Extract the run of lines that starts at the top of the records below and ends at the line with "fig = go.Figure()", keeping both ends and excluding pictures.

→ **SUPPLIED RECORDS**:
┌──
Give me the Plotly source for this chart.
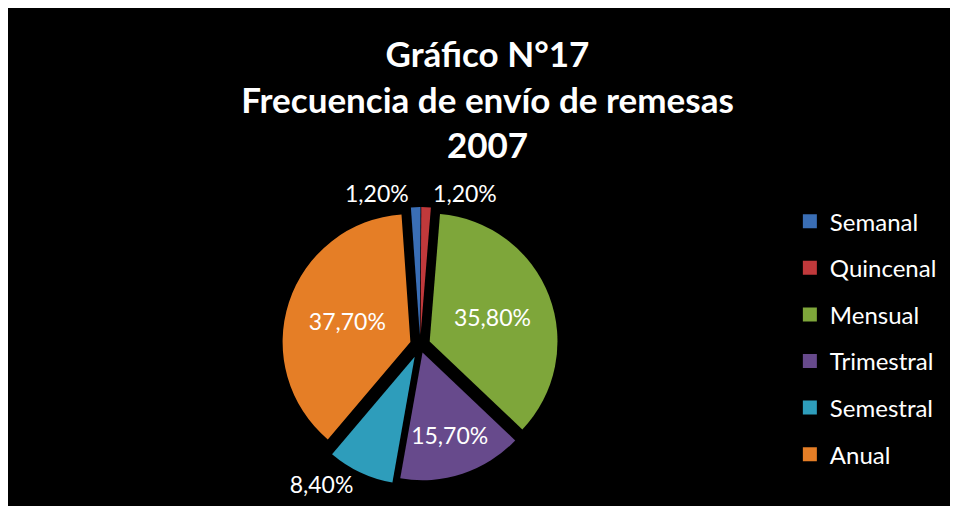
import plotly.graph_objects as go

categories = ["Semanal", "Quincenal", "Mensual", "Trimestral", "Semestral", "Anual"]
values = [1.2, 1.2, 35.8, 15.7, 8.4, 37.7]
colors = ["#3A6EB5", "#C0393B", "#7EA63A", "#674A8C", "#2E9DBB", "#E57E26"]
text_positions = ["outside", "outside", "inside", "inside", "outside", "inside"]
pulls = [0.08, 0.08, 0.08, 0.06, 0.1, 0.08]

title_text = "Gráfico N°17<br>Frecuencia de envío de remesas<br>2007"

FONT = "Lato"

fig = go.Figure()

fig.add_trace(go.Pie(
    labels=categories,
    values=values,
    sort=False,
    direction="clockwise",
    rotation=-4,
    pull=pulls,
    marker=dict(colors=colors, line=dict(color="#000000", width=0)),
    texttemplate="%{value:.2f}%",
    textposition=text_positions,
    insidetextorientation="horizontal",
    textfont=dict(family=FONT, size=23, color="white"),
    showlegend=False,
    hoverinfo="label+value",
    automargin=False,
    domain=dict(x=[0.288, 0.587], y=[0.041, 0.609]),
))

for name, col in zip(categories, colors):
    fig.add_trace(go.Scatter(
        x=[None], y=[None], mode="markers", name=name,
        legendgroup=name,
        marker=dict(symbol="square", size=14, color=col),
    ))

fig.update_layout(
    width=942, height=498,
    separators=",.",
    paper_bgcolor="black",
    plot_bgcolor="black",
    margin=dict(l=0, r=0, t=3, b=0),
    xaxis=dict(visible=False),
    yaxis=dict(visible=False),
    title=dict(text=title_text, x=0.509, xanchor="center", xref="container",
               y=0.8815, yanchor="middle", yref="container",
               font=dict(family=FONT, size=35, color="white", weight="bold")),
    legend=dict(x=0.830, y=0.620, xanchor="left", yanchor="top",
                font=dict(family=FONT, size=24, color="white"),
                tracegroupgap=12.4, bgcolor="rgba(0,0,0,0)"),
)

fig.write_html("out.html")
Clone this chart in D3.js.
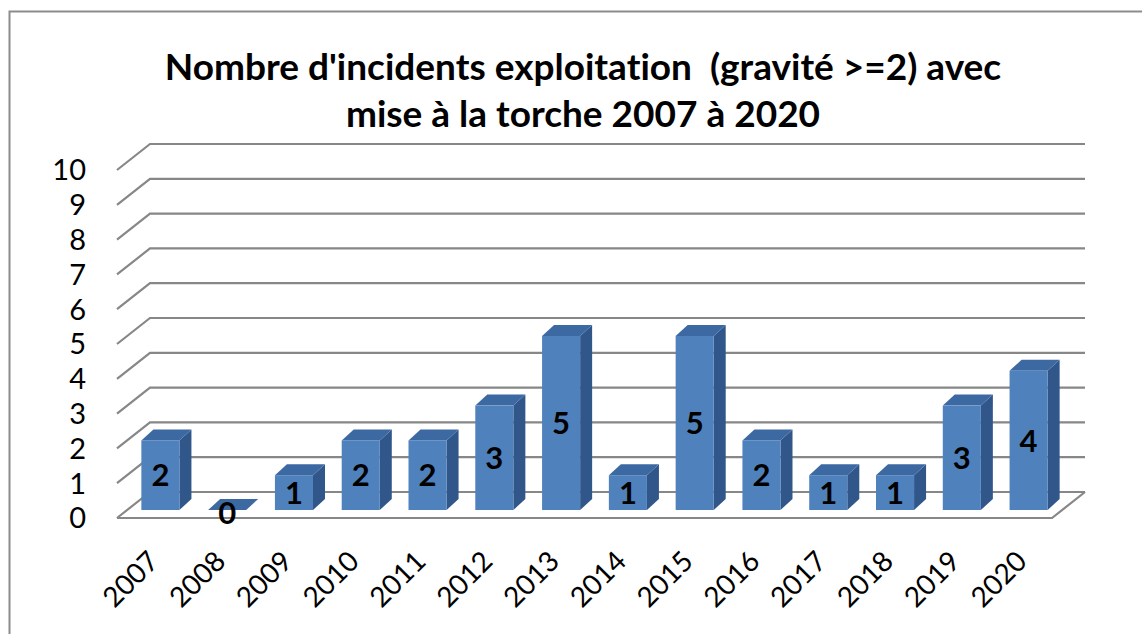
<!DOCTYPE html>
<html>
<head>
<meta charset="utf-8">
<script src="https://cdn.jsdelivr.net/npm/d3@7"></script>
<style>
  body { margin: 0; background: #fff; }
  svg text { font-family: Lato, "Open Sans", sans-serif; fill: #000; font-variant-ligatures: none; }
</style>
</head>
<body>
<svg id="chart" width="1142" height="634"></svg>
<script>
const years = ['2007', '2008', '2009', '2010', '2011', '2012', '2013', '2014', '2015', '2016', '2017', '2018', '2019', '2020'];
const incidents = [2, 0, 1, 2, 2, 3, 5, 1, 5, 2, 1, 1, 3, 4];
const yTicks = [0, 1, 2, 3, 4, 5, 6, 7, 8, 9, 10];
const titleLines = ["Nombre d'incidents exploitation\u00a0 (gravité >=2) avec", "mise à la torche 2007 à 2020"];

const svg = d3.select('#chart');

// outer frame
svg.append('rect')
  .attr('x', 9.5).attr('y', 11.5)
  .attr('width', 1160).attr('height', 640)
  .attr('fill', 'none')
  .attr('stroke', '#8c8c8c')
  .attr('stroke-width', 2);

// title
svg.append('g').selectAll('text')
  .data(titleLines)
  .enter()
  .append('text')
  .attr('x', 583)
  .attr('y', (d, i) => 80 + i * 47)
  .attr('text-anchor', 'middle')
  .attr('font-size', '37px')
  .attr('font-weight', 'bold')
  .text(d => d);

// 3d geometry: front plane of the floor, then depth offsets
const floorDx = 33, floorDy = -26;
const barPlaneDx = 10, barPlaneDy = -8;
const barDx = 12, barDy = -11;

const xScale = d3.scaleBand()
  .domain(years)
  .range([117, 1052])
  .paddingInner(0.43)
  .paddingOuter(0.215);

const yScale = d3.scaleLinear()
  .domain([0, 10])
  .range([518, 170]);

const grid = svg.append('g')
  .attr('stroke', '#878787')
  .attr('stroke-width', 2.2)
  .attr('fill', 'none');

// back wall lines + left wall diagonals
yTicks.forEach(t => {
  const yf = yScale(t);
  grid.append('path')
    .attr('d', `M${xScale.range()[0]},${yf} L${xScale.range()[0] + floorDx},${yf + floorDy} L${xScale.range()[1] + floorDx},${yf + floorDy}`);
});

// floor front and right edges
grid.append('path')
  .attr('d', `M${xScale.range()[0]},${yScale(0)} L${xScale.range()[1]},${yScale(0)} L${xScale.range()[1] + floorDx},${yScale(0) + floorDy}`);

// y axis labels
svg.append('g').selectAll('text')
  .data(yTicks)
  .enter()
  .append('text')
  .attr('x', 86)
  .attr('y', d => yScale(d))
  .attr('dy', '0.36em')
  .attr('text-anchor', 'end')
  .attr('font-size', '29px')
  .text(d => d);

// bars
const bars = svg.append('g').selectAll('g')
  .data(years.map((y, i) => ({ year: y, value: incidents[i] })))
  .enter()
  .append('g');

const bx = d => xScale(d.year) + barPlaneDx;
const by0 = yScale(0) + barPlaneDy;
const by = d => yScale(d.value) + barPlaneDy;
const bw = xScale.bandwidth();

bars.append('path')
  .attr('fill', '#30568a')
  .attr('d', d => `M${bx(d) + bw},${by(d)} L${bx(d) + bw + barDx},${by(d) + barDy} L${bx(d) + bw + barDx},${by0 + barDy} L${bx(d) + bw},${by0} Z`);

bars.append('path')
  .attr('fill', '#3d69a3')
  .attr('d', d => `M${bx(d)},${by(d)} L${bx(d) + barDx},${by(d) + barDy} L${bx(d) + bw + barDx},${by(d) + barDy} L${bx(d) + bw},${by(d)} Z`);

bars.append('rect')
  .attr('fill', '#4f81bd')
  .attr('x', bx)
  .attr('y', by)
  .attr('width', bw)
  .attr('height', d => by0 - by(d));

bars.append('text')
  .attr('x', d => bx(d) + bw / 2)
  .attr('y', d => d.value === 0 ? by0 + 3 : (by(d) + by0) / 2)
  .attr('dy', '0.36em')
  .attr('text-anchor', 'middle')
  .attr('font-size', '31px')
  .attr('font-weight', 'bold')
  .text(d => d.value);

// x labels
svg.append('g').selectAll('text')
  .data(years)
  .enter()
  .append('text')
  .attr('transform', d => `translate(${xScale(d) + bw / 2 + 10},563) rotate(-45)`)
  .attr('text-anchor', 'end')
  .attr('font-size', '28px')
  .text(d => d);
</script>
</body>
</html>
└──
→ **WRITTEN REPLY**:
Give me the Plotly source for this chart.
import plotly.graph_objects as go

categories = ["Semanal", "Quincenal", "Mensual", "Trimestral", "Semestral", "Anual"]
values = [1.2, 1.2, 35.8, 15.7, 8.4, 37.7]
colors = ["#3A6EB5", "#C0393B", "#7EA63A", "#674A8C", "#2E9DBB", "#E57E26"]
text_positions = ["outside", "outside", "inside", "inside", "outside", "inside"]
pulls = [0.08, 0.08, 0.08, 0.06, 0.1, 0.08]

title_text = "Gráfico N°17<br>Frecuencia de envío de remesas<br>2007"

FONT = "Lato"

fig = go.Figure()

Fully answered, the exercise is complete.